_Job_
Can you transcribe every entry word for word, skipping the images?

-- start Source data --

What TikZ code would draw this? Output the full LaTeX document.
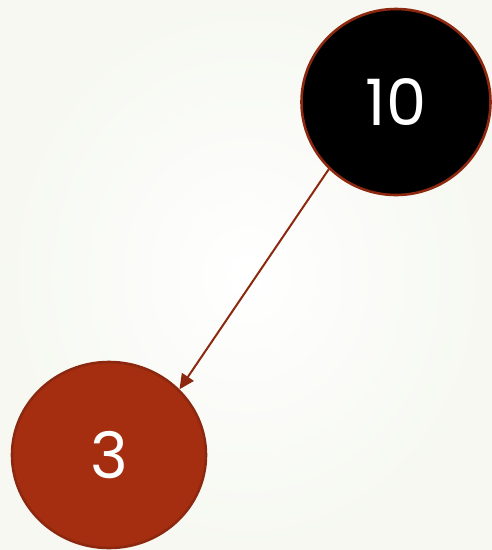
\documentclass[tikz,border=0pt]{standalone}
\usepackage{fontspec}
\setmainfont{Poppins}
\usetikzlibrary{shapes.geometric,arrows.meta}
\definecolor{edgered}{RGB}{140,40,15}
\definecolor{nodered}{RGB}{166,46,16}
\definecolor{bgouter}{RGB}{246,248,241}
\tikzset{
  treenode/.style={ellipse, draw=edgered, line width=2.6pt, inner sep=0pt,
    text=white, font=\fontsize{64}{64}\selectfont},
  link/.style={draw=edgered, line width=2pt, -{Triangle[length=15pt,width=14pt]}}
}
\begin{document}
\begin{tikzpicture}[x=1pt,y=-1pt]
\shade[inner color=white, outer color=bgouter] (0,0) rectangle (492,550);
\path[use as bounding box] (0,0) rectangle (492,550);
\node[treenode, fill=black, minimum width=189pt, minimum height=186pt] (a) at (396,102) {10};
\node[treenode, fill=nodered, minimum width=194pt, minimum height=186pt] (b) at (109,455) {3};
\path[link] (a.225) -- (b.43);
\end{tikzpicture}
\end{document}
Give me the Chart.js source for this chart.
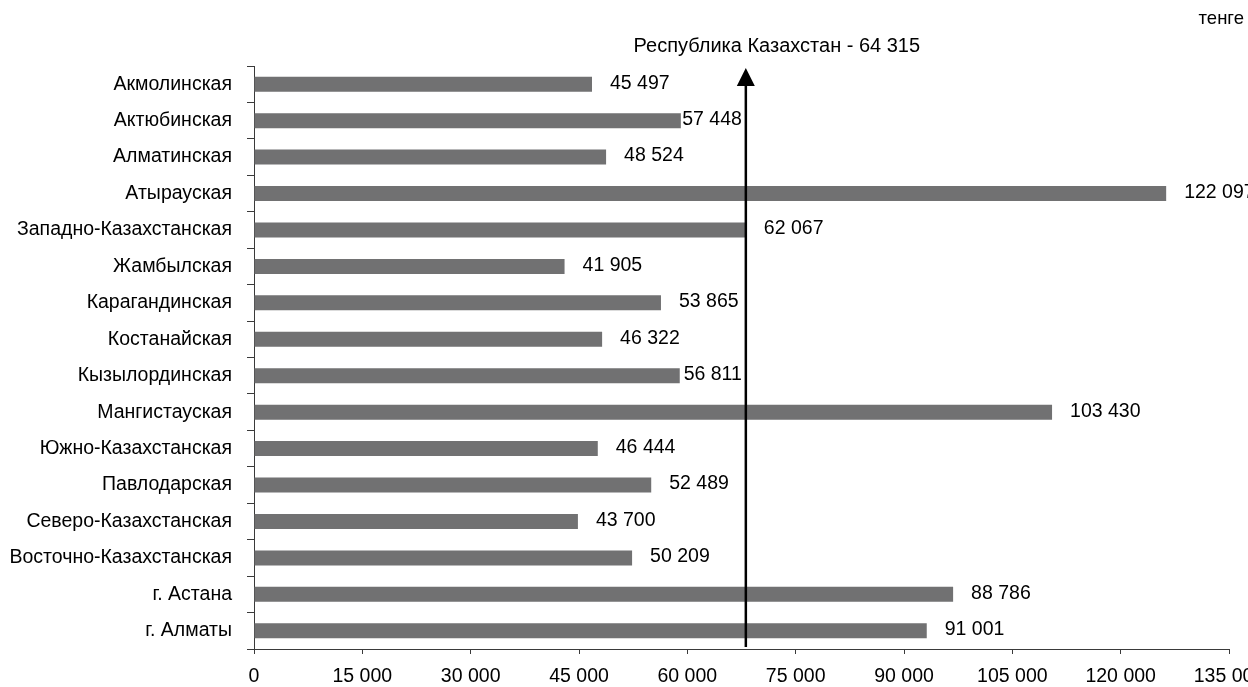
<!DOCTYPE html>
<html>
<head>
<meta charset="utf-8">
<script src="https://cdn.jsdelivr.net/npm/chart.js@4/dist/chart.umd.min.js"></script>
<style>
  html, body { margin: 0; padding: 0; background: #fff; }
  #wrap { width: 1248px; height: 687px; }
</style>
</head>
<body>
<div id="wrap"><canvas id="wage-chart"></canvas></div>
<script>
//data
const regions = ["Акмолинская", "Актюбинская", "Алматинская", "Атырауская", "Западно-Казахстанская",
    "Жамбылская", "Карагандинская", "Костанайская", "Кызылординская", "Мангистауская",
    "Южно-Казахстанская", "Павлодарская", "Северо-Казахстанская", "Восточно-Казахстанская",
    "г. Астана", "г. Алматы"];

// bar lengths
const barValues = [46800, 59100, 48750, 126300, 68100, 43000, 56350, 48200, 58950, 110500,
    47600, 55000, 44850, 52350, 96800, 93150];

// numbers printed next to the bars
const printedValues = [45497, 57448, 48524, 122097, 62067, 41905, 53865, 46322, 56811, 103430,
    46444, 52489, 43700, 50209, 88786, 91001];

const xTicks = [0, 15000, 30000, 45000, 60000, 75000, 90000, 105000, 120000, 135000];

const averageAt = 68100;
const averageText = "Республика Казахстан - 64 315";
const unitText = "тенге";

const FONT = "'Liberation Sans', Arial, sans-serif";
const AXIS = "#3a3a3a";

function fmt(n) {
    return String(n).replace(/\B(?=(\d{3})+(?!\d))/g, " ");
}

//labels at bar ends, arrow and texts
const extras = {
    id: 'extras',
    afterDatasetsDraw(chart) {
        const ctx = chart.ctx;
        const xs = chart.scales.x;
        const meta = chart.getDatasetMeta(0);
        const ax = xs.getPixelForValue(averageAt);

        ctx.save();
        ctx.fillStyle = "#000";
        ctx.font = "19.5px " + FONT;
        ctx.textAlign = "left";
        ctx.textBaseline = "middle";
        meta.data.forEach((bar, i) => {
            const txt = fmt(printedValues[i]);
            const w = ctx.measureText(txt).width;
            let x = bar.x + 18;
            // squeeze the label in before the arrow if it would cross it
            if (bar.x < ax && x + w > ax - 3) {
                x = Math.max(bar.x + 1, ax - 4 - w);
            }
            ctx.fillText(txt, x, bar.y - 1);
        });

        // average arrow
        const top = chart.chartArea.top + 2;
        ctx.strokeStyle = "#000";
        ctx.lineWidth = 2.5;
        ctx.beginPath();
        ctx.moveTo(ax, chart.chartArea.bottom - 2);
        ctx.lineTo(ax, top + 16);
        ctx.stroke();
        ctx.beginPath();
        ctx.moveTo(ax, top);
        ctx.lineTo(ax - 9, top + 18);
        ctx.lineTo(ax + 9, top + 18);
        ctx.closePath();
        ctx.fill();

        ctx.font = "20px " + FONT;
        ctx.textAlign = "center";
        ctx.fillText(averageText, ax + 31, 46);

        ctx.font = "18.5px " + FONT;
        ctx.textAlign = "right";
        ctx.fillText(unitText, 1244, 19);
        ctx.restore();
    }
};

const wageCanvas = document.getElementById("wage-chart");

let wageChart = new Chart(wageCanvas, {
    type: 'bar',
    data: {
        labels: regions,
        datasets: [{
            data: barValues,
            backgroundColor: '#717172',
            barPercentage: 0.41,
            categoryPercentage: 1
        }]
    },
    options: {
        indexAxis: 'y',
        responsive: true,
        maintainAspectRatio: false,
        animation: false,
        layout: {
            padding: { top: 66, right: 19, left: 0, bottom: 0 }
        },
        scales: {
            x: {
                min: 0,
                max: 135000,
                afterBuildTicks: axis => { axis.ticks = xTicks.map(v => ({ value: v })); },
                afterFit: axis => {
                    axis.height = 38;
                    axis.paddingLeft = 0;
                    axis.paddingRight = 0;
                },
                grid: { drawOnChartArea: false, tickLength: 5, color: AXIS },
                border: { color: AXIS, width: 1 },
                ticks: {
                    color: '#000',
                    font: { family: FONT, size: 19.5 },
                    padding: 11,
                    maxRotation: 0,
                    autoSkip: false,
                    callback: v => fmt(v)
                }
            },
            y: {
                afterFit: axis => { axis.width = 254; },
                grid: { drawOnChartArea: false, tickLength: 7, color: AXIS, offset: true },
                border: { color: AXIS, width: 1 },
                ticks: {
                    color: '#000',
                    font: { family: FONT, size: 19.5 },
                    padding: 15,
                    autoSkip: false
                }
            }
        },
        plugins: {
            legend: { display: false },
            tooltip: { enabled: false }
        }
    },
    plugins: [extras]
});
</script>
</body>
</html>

-- end Source data --

_Solved exercise_
What TikZ code would draw this? Output the full LaTeX document.
\documentclass[tikz,border=0pt]{standalone}
\usepackage{fontspec}
\setmainfont{Poppins}
\usetikzlibrary{shapes.geometric,arrows.meta}
\definecolor{edgered}{RGB}{140,40,15}
\definecolor{nodered}{RGB}{166,46,16}
\definecolor{bgouter}{RGB}{246,248,241}
\tikzset{
  treenode/.style={ellipse, draw=edgered, line width=2.6pt, inner sep=0pt,
    text=white, font=\fontsize{64}{64}\selectfont},
  link/.style={draw=edgered, line width=2pt, -{Triangle[length=15pt,width=14pt]}}
}
\begin{document}
\begin{tikzpicture}[x=1pt,y=-1pt]
\shade[inner color=white, outer color=bgouter] (0,0) rectangle (492,550);
\path[use as bounding box] (0,0) rectangle (492,550);
\node[treenode, fill=black, minimum width=189pt, minimum height=186pt] (a) at (396,102) {10};
\node[treenode, fill=nodered, minimum width=194pt, minimum height=186pt] (b) at (109,455) {3};
\path[link] (a.225) -- (b.43);
\end{tikzpicture}
\end{document}
Give me the Chart.js source for this chart.
<!DOCTYPE html>
<html>
<head>
<meta charset="utf-8">
<script src="https://cdn.jsdelivr.net/npm/chart.js@4/dist/chart.umd.min.js"></script>
<style>
  html, body { margin: 0; padding: 0; background: #fff; }
  #wrap { width: 1248px; height: 687px; }
</style>
</head>
<body>
<div id="wrap"><canvas id="wage-chart"></canvas></div>
<script>
//data
const regions = ["Акмолинская", "Актюбинская", "Алматинская", "Атырауская", "Западно-Казахстанская",
    "Жамбылская", "Карагандинская", "Костанайская", "Кызылординская", "Мангистауская",
    "Южно-Казахстанская", "Павлодарская", "Северо-Казахстанская", "Восточно-Казахстанская",
    "г. Астана", "г. Алматы"];

// bar lengths
const barValues = [46800, 59100, 48750, 126300, 68100, 43000, 56350, 48200, 58950, 110500,
    47600, 55000, 44850, 52350, 96800, 93150];

// numbers printed next to the bars
const printedValues = [45497, 57448, 48524, 122097, 62067, 41905, 53865, 46322, 56811, 103430,
    46444, 52489, 43700, 50209, 88786, 91001];

const xTicks = [0, 15000, 30000, 45000, 60000, 75000, 90000, 105000, 120000, 135000];

const averageAt = 68100;
const averageText = "Республика Казахстан - 64 315";
const unitText = "тенге";

const FONT = "'Liberation Sans', Arial, sans-serif";
const AXIS = "#3a3a3a";

function fmt(n) {
    return String(n).replace(/\B(?=(\d{3})+(?!\d))/g, " ");
}

//labels at bar ends, arrow and texts
const extras = {
    id: 'extras',
    afterDatasetsDraw(chart) {
        const ctx = chart.ctx;
        const xs = chart.scales.x;
        const meta = chart.getDatasetMeta(0);
        const ax = xs.getPixelForValue(averageAt);

        ctx.save();
        ctx.fillStyle = "#000";
        ctx.font = "19.5px " + FONT;
        ctx.textAlign = "left";
        ctx.textBaseline = "middle";
        meta.data.forEach((bar, i) => {
            const txt = fmt(printedValues[i]);
            const w = ctx.measureText(txt).width;
            let x = bar.x + 18;
            // squeeze the label in before the arrow if it would cross it
            if (bar.x < ax && x + w > ax - 3) {
                x = Math.max(bar.x + 1, ax - 4 - w);
            }
            ctx.fillText(txt, x, bar.y - 1);
        });

        // average arrow
        const top = chart.chartArea.top + 2;
        ctx.strokeStyle = "#000";
        ctx.lineWidth = 2.5;
        ctx.beginPath();
        ctx.moveTo(ax, chart.chartArea.bottom - 2);
        ctx.lineTo(ax, top + 16);
        ctx.stroke();
        ctx.beginPath();
        ctx.moveTo(ax, top);
        ctx.lineTo(ax - 9, top + 18);
        ctx.lineTo(ax + 9, top + 18);
        ctx.closePath();
        ctx.fill();

        ctx.font = "20px " + FONT;
        ctx.textAlign = "center";
        ctx.fillText(averageText, ax + 31, 46);

        ctx.font = "18.5px " + FONT;
        ctx.textAlign = "right";
        ctx.fillText(unitText, 1244, 19);
        ctx.restore();
    }
};

const wageCanvas = document.getElementById("wage-chart");

let wageChart = new Chart(wageCanvas, {
    type: 'bar',
    data: {
        labels: regions,
        datasets: [{
            data: barValues,
            backgroundColor: '#717172',
            barPercentage: 0.41,
            categoryPercentage: 1
        }]
    },
    options: {
        indexAxis: 'y',
        responsive: true,
        maintainAspectRatio: false,
        animation: false,
        layout: {
            padding: { top: 66, right: 19, left: 0, bottom: 0 }
        },
        scales: {
            x: {
                min: 0,
                max: 135000,
                afterBuildTicks: axis => { axis.ticks = xTicks.map(v => ({ value: v })); },
                afterFit: axis => {
                    axis.height = 38;
                    axis.paddingLeft = 0;
                    axis.paddingRight = 0;
                },
                grid: { drawOnChartArea: false, tickLength: 5, color: AXIS },
                border: { color: AXIS, width: 1 },
                ticks: {
                    color: '#000',
                    font: { family: FONT, size: 19.5 },
                    padding: 11,
                    maxRotation: 0,
                    autoSkip: false,
                    callback: v => fmt(v)
                }
            },
            y: {
                afterFit: axis => { axis.width = 254; },
                grid: { drawOnChartArea: false, tickLength: 7, color: AXIS, offset: true },
                border: { color: AXIS, width: 1 },
                ticks: {
                    color: '#000',
                    font: { family: FONT, size: 19.5 },
                    padding: 15,
                    autoSkip: false
                }
            }
        },
        plugins: {
            legend: { display: false },
            tooltip: { enabled: false }
        }
    },
    plugins: [extras]
});
</script>
</body>
</html>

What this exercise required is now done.